The first time in modern history that the working people took political power in their own right – for just three months in 1871 in the Paris Commune – they figured out this much that all leadership had to be democratically elected, collective, recallable and accountable. And, further that real democracy could not be just representative but had also to be participatory (direct democracy).
If you don’t have democratically elected, collective, recallable and accountable leadership then you have de facto unelected, non-collective, unrecallable and unaccountable leaderships (or more likely misleaderships) emerging and operating. We have seen some of this already in this new movement and I am confident the movement will soon wise up on this score.

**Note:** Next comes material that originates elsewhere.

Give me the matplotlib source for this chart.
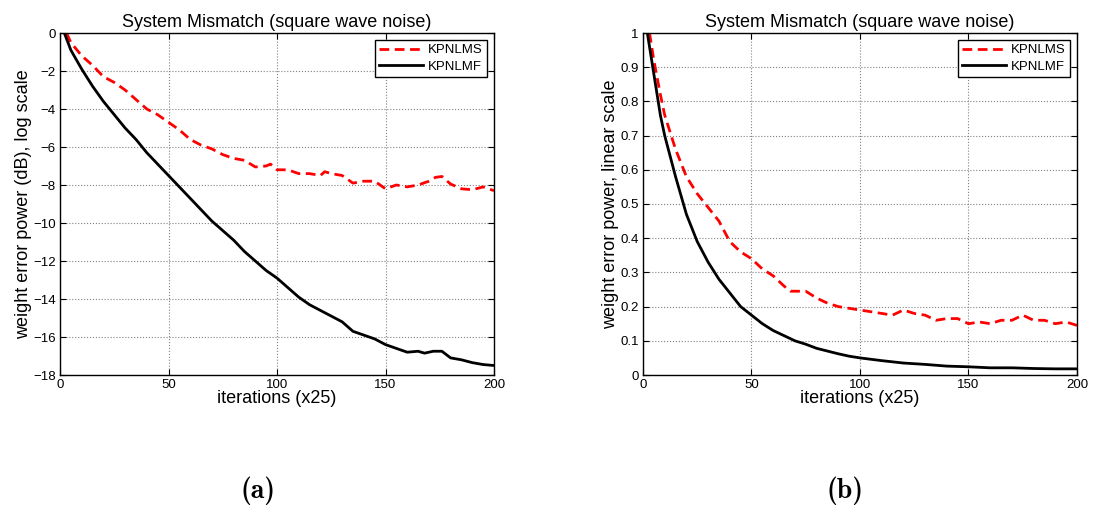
import numpy as np
import matplotlib
matplotlib.use('Agg')
import matplotlib.pyplot as plt

plt.rcParams['font.family'] = ['Liberation Sans', 'DejaVu Sans']

# ---- data ----
# panel (a): weight error power in dB
x_db_lms = [3, 5, 10, 15, 20, 25, 30, 35, 40, 45, 50, 55, 60, 65, 70, 75, 80, 85,
            90, 95, 97, 100, 105, 110, 115, 120, 122, 125, 130, 135, 140, 145,
            150, 155, 160, 165, 170, 173, 176, 180, 185, 190, 195, 200]
y_db_lms = [0, -0.5, -1.2, -1.7, -2.3, -2.6, -3.0, -3.5, -4.0, -4.3, -4.7, -5.1,
            -5.6, -5.9, -6.1, -6.4, -6.6, -6.7, -7.05, -7.0, -6.9, -7.2, -7.2,
            -7.4, -7.4, -7.5, -7.3, -7.4, -7.5, -7.9, -7.8, -7.8, -8.2, -8.0,
            -8.1, -8.0, -7.8, -7.6, -7.55, -7.95, -8.2, -8.25, -8.1, -8.3]

x_db_lmf = [2, 5, 10, 15, 20, 25, 30, 35, 40, 45, 50, 55, 60, 65, 70, 75, 80, 85,
            90, 95, 100, 105, 110, 115, 120, 125, 130, 135, 140, 145, 150, 155,
            160, 165, 168, 172, 176, 180, 185, 190, 195, 200]
y_db_lmf = [0, -0.9, -1.9, -2.8, -3.6, -4.3, -5.0, -5.6, -6.3, -6.9, -7.5, -8.1,
            -8.7, -9.3, -9.9, -10.4, -10.9, -11.5, -12.0, -12.5, -12.9, -13.4,
            -13.9, -14.3, -14.6, -14.9, -15.2, -15.7, -15.9, -16.1, -16.4, -16.6,
            -16.8, -16.75, -16.85, -16.75, -16.75, -17.1, -17.2, -17.35, -17.45, -17.5]

# panel (b): weight error power, linear
x_lin_lms = [3, 5, 8, 10, 15, 20, 25, 30, 35, 40, 45, 50, 55, 60, 65, 68, 75, 80,
             85, 90, 95, 100, 105, 110, 115, 120, 125, 130, 135, 140, 145, 150,
             155, 160, 165, 170, 175, 180, 185, 190, 195, 200]
y_lin_lms = [1.0, 0.92, 0.82, 0.76, 0.66, 0.58, 0.53, 0.49, 0.45, 0.39, 0.36, 0.34,
             0.31, 0.29, 0.26, 0.245, 0.245, 0.225, 0.21, 0.2, 0.195, 0.19, 0.185,
             0.18, 0.175, 0.19, 0.18, 0.175, 0.16, 0.165, 0.165, 0.15, 0.155, 0.15,
             0.16, 0.16, 0.175, 0.16, 0.16, 0.15, 0.155, 0.145]

x_lin_lmf = [2, 5, 8, 10, 15, 20, 25, 30, 35, 40, 45, 50, 55, 60, 65, 70, 75, 80,
             85, 90, 95, 100, 110, 120, 130, 140, 150, 160, 170, 180, 190, 200]
y_lin_lmf = [1.0, 0.88, 0.76, 0.70, 0.58, 0.47, 0.39, 0.33, 0.28, 0.24, 0.20, 0.175,
             0.15, 0.13, 0.115, 0.10, 0.09, 0.078, 0.07, 0.062, 0.055, 0.05, 0.042,
             0.035, 0.031, 0.026, 0.024, 0.021, 0.021, 0.019, 0.018, 0.018]

title = 'System Mismatch (square wave noise)'
xlabel = 'iterations (x25)'

fig = plt.figure(figsize=(10.98, 5.12), dpi=100)
W, H = 1098, 512
ax1 = fig.add_axes([60 / W, (H - 375) / H, 434 / W, 342 / H])
ax2 = fig.add_axes([643 / W, (H - 375) / H, 434 / W, 342 / H])


def style(ax):
    ax.set_xlim(0, 200)
    ax.set_xticks([0, 50, 100, 150, 200])
    ax.grid(True, color='#808080', ls=':', lw=0.8)
    ax.tick_params(direction='in', top=True, right=True, labelsize=9.5,
                   length=4, width=0.8, pad=3)
    for s in ax.spines.values():
        s.set_linewidth(1.0)
    ax.set_title(title, fontsize=13, pad=4)
    ax.set_xlabel(xlabel, fontsize=13, labelpad=-1)
    leg = ax.legend(loc='upper right', fontsize=9.5, fancybox=False,
                    framealpha=1, edgecolor='black', borderpad=0.35,
                    handlelength=3.3, handletextpad=0.4, borderaxespad=0.5,
                    labelspacing=0.3)
    leg.get_frame().set_linewidth(1.0)


ax1.plot(x_db_lms, y_db_lms, color='red', ls=(0, (3.5, 2)), lw=2, label='KPNLMS')
ax1.plot(x_db_lmf, y_db_lmf, color='black', lw=2, label='KPNLMF')
ax1.set_ylim(-18, 0)
ax1.set_yticks(np.arange(-18, 1, 2))
ax1.set_ylabel('weight error power (dB), log scale', fontsize=13, labelpad=1)
style(ax1)

ax2.plot(x_lin_lms, y_lin_lms, color='red', ls=(0, (3.5, 2)), lw=2, label='KPNLMS')
ax2.plot(x_lin_lmf, y_lin_lmf, color='black', lw=2, label='KPNLMF')
ax2.set_ylim(0, 1)
ax2.set_yticks(np.round(np.arange(0, 1.01, 0.1), 1))
ax2.set_yticklabels(['0', '0.1', '0.2', '0.3', '0.4', '0.5', '0.6', '0.7',
                     '0.8', '0.9', '1'])
ax2.set_ylabel('weight error power, linear scale', fontsize=13, labelpad=1)
style(ax2)

fig.text(258 / W, 1 - 491 / H, '(a)', family='cmb10', fontsize=20, ha='center', va='center')
fig.text(845 / W, 1 - 491 / H, '(b)', family='cmb10', fontsize=20, ha='center', va='center')

fig.savefig('out.png', dpi=100)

It is not hard to understand the deep suspicion of leaders when we have come through a period of massive betrayals of working people around the world by the leaderships of trade unions and supposedly working class parties. Indeed, the widespread loss anger against the 1% is enmeshed with an anger at “leaderships” that purported to represent the interests of the 99% but who have done the dirty work for the 1%.

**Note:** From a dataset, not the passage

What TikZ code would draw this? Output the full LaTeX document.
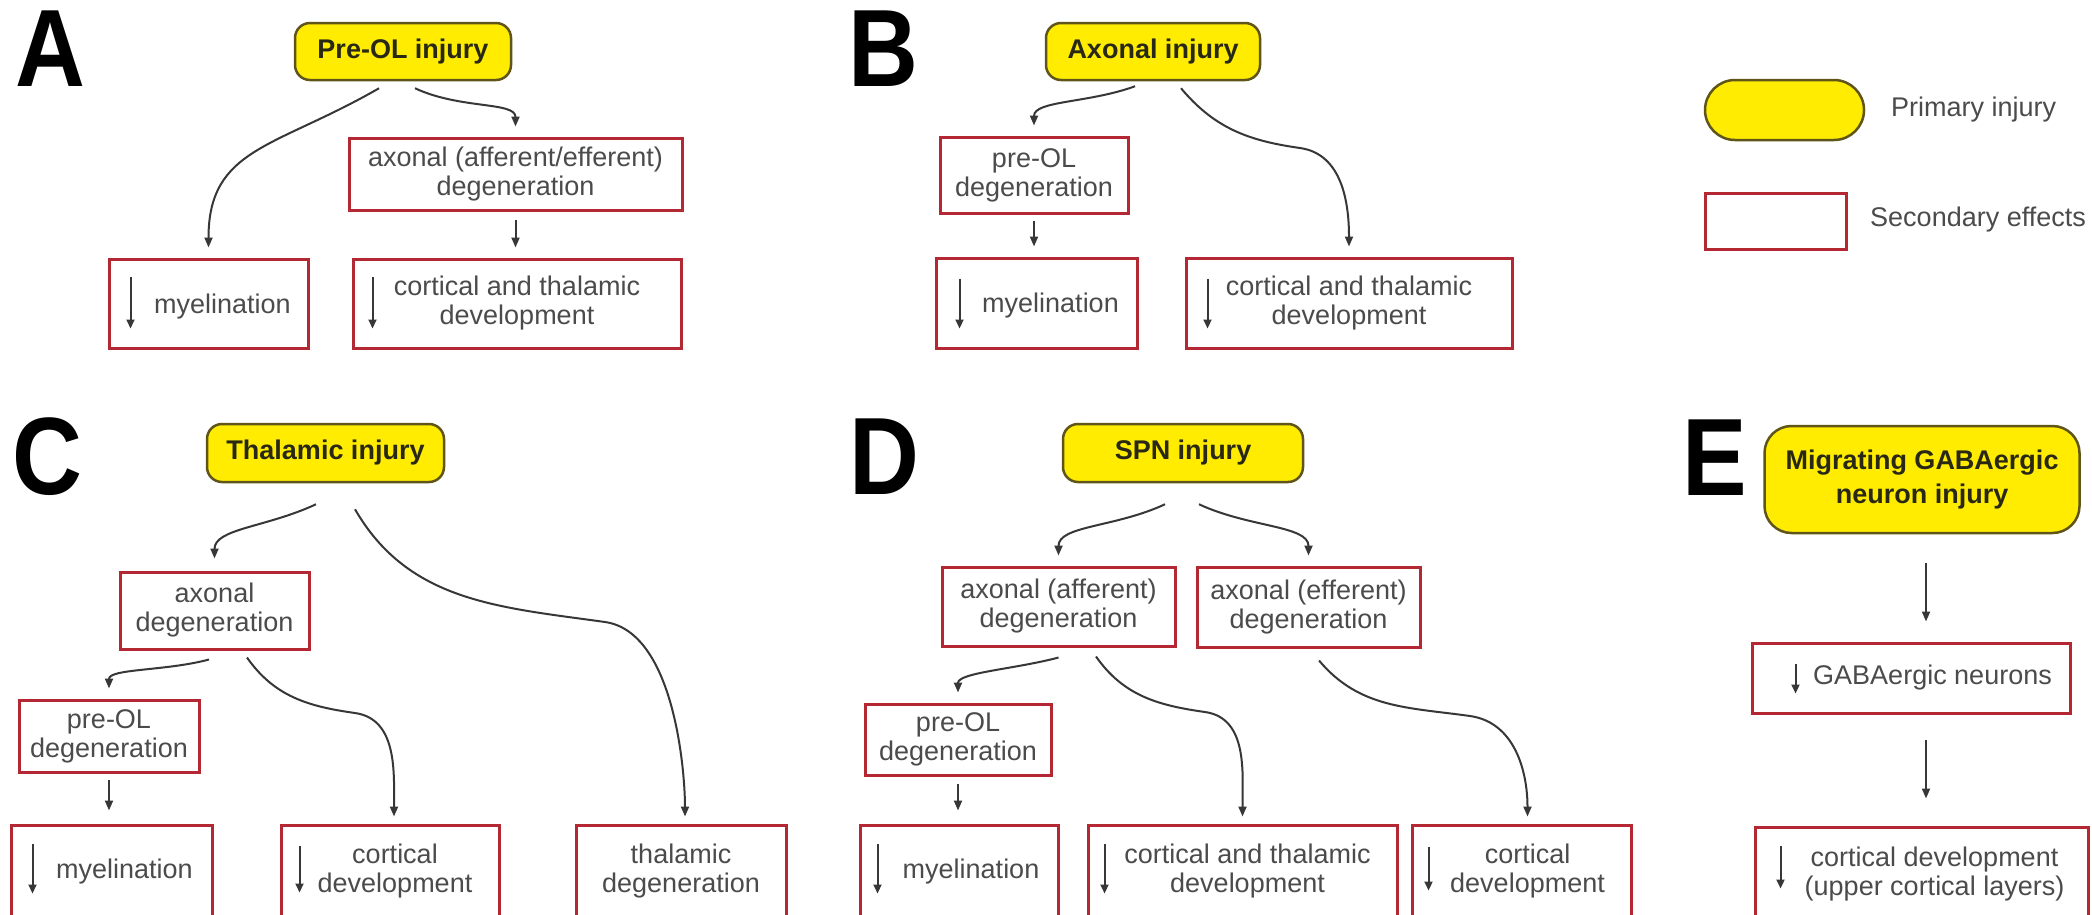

While we can see where the suspicion of “leaders” is coming from our only protection from the betrayal of such misleaders is to organise to entrench democratic selection, accountability, right of recall and build institutions of participatory democracy. If we don’t do this, then the movement of the 99% will be more vulnerable to the sort of leadership betrayals that working people’s movements have experienced around the world over the last century.
* * *
When a new movement of the oppressed and exploited arises it is always conditioned by the specific mass experiences that forced it into existence. Experienced activists should seek to understand the roots of the movement and be sensitive to its specific characteristics.
This “Occupy” movement today, like the “21st Century socialism” mass movement in Latin America is very much shaped by the betrayals of the working class movement in the 20th century. The emphasis is on building a thoroughly democratic movement. New technologies and broader access to education in many countries are powerful assets for these new movements. We need to recognise this and make full use of these assets.
In addition, the new movements determination to be thoroughly democratic will mean that it will go through a process of working out exactly what democratic forms are best. There will be long discussions and the role of experienced activists should be dive into these discussions and patiently explain the lessons of past experience while listening to and welcoming all new ideas that help the movement organise democratically and effectively. They will be prepared to test things out, to allow the process of trial and error at times, to allow the movement to develop on the basis of its own collective experiences.
Our objective as socialists is the total democratisation of society – not just the bourgeois democracy that leaves most of the major social and economic decisions to the boards of directors of the richest 1%. Our objective is the end to the tyranny of super-rich minority and its replacement by true people’s power that can begin the big task of refashioning the world on the basis of democracy, justice and ecological sustainability.